» **TASK DIRECTIONS**
Collect all lines below with the string "that".
━━━━━ STORED ROWS ━━━━━
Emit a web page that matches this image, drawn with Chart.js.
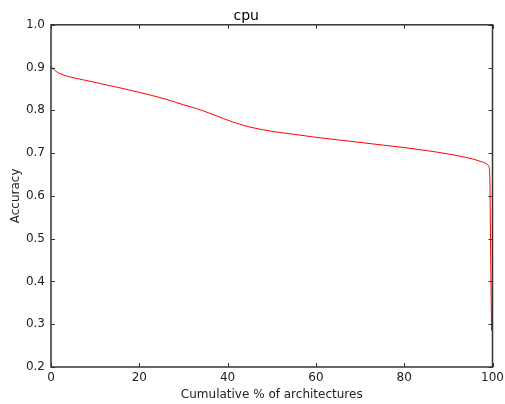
━━━━━
━━━━━ STORED ROWS ━━━━━
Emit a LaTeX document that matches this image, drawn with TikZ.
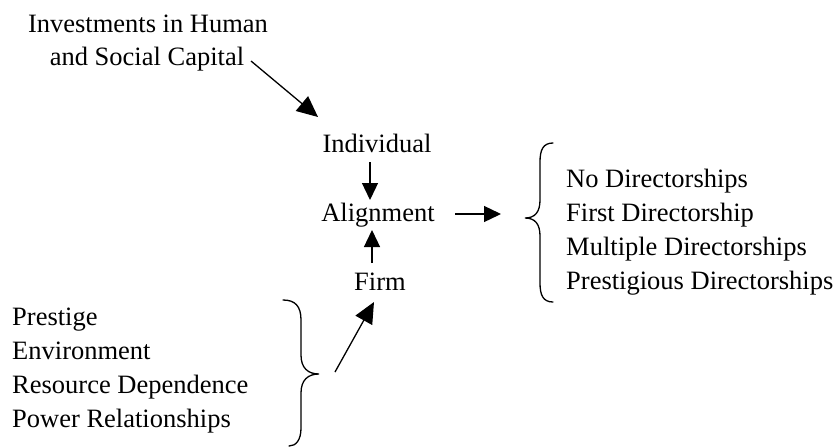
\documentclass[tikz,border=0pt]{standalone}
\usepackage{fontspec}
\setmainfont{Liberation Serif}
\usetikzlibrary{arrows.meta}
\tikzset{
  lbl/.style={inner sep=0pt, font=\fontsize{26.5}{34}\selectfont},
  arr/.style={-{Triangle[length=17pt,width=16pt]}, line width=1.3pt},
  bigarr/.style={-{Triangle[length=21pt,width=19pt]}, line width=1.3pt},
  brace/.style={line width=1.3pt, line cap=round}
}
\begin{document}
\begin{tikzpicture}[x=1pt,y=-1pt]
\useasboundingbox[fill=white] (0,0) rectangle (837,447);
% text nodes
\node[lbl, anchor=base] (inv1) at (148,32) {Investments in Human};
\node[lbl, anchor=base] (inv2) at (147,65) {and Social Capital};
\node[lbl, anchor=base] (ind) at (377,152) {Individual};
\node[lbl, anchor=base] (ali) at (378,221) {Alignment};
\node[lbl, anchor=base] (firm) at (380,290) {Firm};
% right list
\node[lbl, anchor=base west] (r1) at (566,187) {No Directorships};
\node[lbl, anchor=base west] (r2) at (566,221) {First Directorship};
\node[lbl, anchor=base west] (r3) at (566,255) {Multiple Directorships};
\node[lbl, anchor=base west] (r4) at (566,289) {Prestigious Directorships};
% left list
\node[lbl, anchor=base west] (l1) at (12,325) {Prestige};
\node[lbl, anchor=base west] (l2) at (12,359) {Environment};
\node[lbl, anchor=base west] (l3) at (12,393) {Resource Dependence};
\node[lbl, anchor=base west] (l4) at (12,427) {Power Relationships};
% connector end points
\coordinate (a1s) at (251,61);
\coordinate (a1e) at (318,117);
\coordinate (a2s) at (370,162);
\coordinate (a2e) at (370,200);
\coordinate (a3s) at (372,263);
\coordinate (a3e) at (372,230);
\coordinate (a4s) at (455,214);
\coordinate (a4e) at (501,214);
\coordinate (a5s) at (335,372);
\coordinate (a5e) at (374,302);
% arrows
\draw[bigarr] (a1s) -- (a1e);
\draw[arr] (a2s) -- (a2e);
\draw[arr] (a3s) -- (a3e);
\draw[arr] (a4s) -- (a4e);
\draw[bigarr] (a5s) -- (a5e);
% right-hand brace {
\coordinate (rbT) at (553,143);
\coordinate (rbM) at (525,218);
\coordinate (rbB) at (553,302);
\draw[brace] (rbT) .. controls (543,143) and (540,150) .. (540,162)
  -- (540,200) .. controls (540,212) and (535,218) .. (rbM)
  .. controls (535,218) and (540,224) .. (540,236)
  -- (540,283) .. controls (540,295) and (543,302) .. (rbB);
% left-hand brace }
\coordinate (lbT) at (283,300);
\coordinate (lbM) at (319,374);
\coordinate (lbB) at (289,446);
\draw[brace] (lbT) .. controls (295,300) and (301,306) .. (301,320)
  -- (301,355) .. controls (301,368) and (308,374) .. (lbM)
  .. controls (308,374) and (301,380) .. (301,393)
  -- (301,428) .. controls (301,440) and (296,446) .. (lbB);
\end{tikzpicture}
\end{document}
━━━━━
» **RESULT FOR THIS TASK**
Emit a web page that matches this image, drawn with Chart.js.
Emit a LaTeX document that matches this image, drawn with TikZ.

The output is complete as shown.